In the autumn of 1922 the startling events in the Near East and the uncertainty as to what foreign policy for Italy would grow out of the coup d’état of Mussolini postponed for a few months the Anglo-French rupture over reparations. Poincaré’s mind was made up. But the negotiations with Turkey and the assembling of the Lausanne Conference were coupled with the downfall of Lloyd George and the consequent General Election. When the British electorate returned a Conservative majority, it was believed that the new Government, presided over by Mr. Bonar Law, would be more amenable to the French arguments. Lord Curzon, who remained as foreign secretary, was showing himself very friendly to France at Lausanne. Poincaré believed that the time had come to have the Reparations Commission declare Germany in default. But opposition developed as strong as under the Lloyd George Government. Bonar Law had failed to recall Lord d’Abernon from Berlin, and Sir John Bradbury was not superseded in the Reparations Commission. The British ambassador to Berlin and the British member of the Reparations Commission had been considered “creatures of Lloyd George,” and their retention came as a blow to French public opinion.
In view of British opposition to going into the Ruhr, M. Poincaré might have postponed this fateful action had it been in his power to do so. But this was the program for carrying out which he had been put in power just a year earlier. The break had been as imminent with the British then. Public opinion was growing impatient, and it is beyond doubt that the Chamber of Deputies, after the Christmas recess, would have refused a vote of confidence if the Poincaré Cabinet had held back any longer.
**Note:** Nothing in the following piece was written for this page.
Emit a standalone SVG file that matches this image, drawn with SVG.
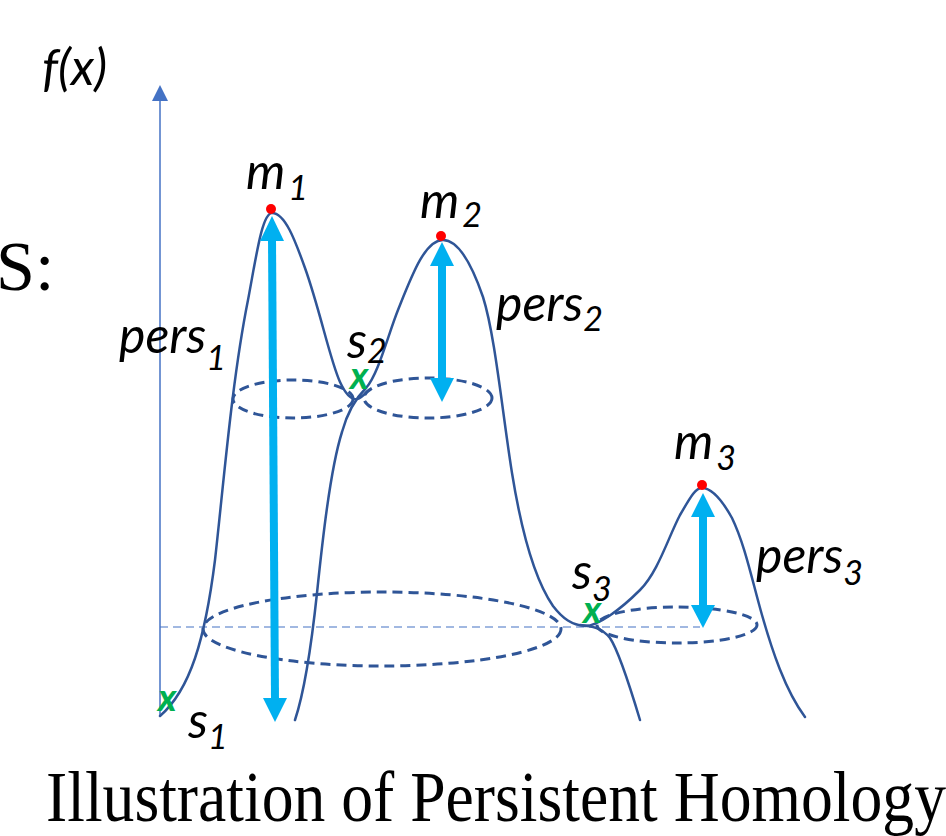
<svg xmlns="http://www.w3.org/2000/svg" width="946" height="836" viewBox="0 0 946 836">
<style>
.curve{fill:none;stroke:#2F5597;stroke-width:2.5;stroke-linecap:round}
.ell{fill:none;stroke:#2F5597;stroke-width:3;stroke-dasharray:10 6}
.hline{stroke:#4472C4;stroke-width:1.2;stroke-dasharray:8 5}
.axis{stroke:#4472C4;stroke-width:1.5}
.shaft{stroke:#00B0F0;stroke-width:8}
.head{fill:#00B0F0}
.dot{fill:#FF0000}
.lbl{font-family:Lato,"Open Sans",sans-serif;font-style:italic;font-size:50px;fill:#000}
.sub{font-size:34px}
.gx{font-family:Lato,"Open Sans",sans-serif;font-style:italic;font-weight:bold;font-size:38px;fill:#00B050}
.serif{font-family:"Liberation Serif","Times New Roman",serif;fill:#000}
</style>
<rect width="946" height="836" fill="#fff"/>
<g id="axis">
<line class="axis" x1="160" y1="716" x2="160" y2="98"/>
<polygon fill="#4472C4" points="160,85 152,101 168,101"/>
<text class="lbl" x="42" y="85">f(x)</text>
</g>
<g id="connectors">
<line class="hline" x1="160" y1="627" x2="700" y2="627"/>
<ellipse class="ell" cx="293" cy="399" rx="60" ry="19"/>
<ellipse class="ell" cx="428" cy="398" rx="64" ry="20"/>
<ellipse class="ell" cx="382" cy="629" rx="179" ry="37"/>
<ellipse class="ell" cx="677" cy="625" rx="80" ry="18"/>
<path class="curve" d="M160,716 C190,690 205,640 215,560 C224,480 232,380 248,300 C256,258 262,213 272,213 C285,213 295,240 305,268 C320,310 330,360 340,382 C346,395 352,400 357,399 C361,398 364,395 368,391"/>
<path class="curve" d="M295,720 C305,690 312,640 317,593 C322,545 330,470 342,432 C348,410 356,398 366,388 C378,375 388,335 398,310 C412,275 425,240 443,240 C458,240 472,265 483,297 C495,335 502,410 512,473 C522,535 535,580 553,606 C563,619 572,625 585,626 C598,626 620,610 640,590 C658,572 668,538 680,515 C690,498 695,488 702,488 C712,488 722,500 732,518 C745,545 752,580 762,615 C772,650 785,690 805,717"/>
<path class="curve" d="M580,625 C592,626 602,628 610,638 C618,650 628,680 640,720"/>
</g>
<g id="pers1">
<line class="shaft" x1="272" y1="238" x2="275" y2="700"/>
<polygon class="head" points="272,216 260,241 284,241"/>
<polygon class="head" points="275,722 263,698 287,698"/>
<text class="lbl" x="119" y="353">pers<tspan class="sub" dy="17">1</tspan></text>
</g>
<g id="pers2">
<line class="shaft" x1="442" y1="262" x2="442" y2="382"/>
<polygon class="head" points="442,242 430,266 454,266"/>
<polygon class="head" points="442,402 430,378 454,378"/>
<text class="lbl" x="496" y="321">pers<tspan class="sub" dy="10">2</tspan></text>
</g>
<g id="pers3">
<line class="shaft" x1="703" y1="513" x2="703" y2="608"/>
<polygon class="head" points="703,493 691,517 715,517"/>
<polygon class="head" points="703,628 691,605 715,605"/>
<text class="lbl" x="756" y="573">pers<tspan class="sub" dy="12">3</tspan></text>
</g>
<g id="m1">
<circle class="dot" cx="271" cy="209" r="5"/>
<text class="lbl" x="246" y="189">m<tspan class="sub" dx="3" dy="11">1</tspan></text>
</g>
<g id="m2">
<circle class="dot" cx="441" cy="236" r="5"/>
<text class="lbl" x="420" y="218">m<tspan class="sub" dx="3" dy="9">2</tspan></text>
</g>
<g id="m3">
<circle class="dot" cx="702" cy="485" r="5"/>
<text class="lbl" x="674" y="459">m<tspan class="sub" dx="3" dy="11">3</tspan></text>
</g>
<g id="s1">
<text class="gx" x="158" y="711">x</text>
<text class="lbl" x="188" y="738">s<tspan class="sub" dy="11">1</tspan></text>
</g>
<g id="s2">
<text class="gx" x="350" y="389">x</text>
<text class="lbl" x="347" y="358">s<tspan class="sub" dy="5">2</tspan></text>
</g>
<g id="s3">
<text class="gx" x="583" y="623">x</text>
<text class="lbl" x="572" y="589">s<tspan class="sub" dy="12">3</tspan></text>
</g>
<text class="serif" x="-4" y="290" font-size="70">S:</text>
<text class="serif" x="46" y="821" font-size="72" textLength="900" lengthAdjust="spacingAndGlyphs">Illustration of Persistent Homology</text>
</svg>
In judging the responsibility for what followed, we must remember that it was with Poincaré what it frequently is with a leader in a crisis: go ahead or get out. The policy adopted in such a case does not represent the sober judgment of the statesman, but only the determination of the politician to remain in power.
In December Poincaré had conferred with Bonar Law and Mussolini in London. He knew what was ahead of him. He conferred with his Cabinet, who agreed that the Chamber of Deputies would give the Government a free hand only if the course of action France intended to take in the matter of reparations was definitely stated. Poincaré appeared before the Chamber on December 16 and declared that France was determined upon measures of coercion against Germany, as authorized by the Treaty of Versailles, with or without the coöperation of Great Britain. A vote of confidence was accorded by an overwhelming majority.